Thursday 7 March 2024

online event: 800-years of locust invasions in the Carpathian Basin and Central Europe

 online event: 800-years of locust invasions in the Carpathian Basin and Central Europe: causes, frequency, intensity and duration, impacts, step changes and the development of prevention strategies, Mar 20 (Wed), 2024, 15:00 CET

Presenter: Andrea Kiss (Technische Universität Wien)

please register to get zoom link (the link will be sent before the meeting): http://tinyurl.com/5n6r6mnh .


Due to their Biblical context, locust invasions played an especially important role among documented natural hazards throughout the last millennium.
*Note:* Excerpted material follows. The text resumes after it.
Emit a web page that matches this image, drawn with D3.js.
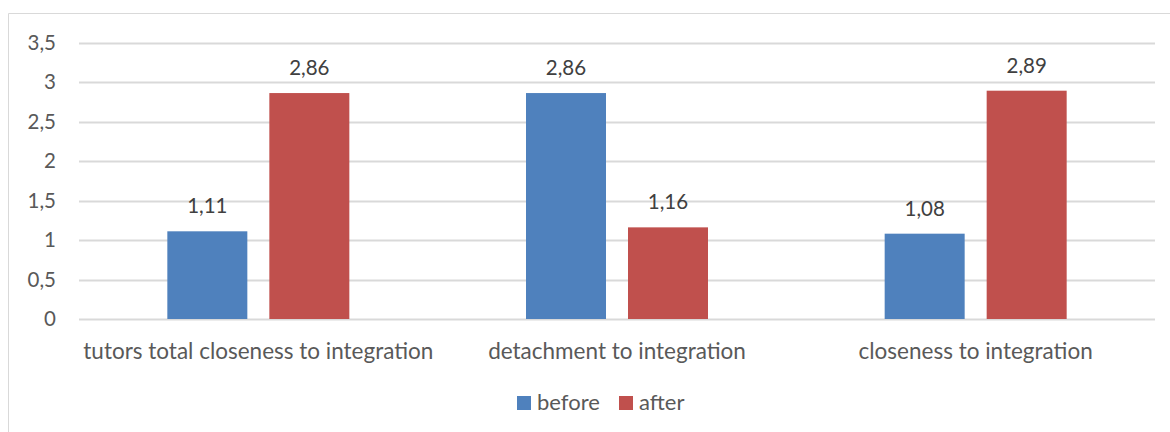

In the Central European locust invasions of the last over 800 years the Carpathian Basin played a key role: all the invasions crossed and continued to the west through the Carpathian Basin, the main nesting place of the locusts in Central Europe. In the Carpathian Basin up to the 1880s migratory locusts, reportedly coming from the Black Sea area, played a leading role, while after the 1880s migratory locusts were replaced by other locust species (Moroccan, Italian) of possibly more southerly origin. Locust invasions often followed and/or coincided with (multiannual) drought periods; and while several mass outbreaks and invasions occurred in the Carpathian Basin, after the mid-18th century only some of them continued to West-Central Europe. Based on an 800-year long data series, the possible origin(s), frequency, length, spatial extension, potential causes and consequences of locust outbreaks and invasions are discussed in the presentation. Nested for multiple years in the Carpathian Basin during the invasions, locusts caused significant damages. Although to a limited extent early prevention methods are known already from late medieval times, and more and more information is available about fighting locusts in the 16th and 17th centuries, it is only the mid-18th century when prevention activities became more intensive, and state-organised actions became more and more effective. The real break-through only happened in the 20th century with the introduction of mechanized defence and integrated pest management.



Andrea Kiss is an environmental historian, working mostly on historical climate and environment, historical floods and droughts, and social-environmental interaction. She holds MA, MSc and PhD in History, Geography and Medieval Studies, BA level degree in Latin. She published over a hundred scientific studies including coauthorship in Nature and Science papers, book and book edition at Springer and Routledge.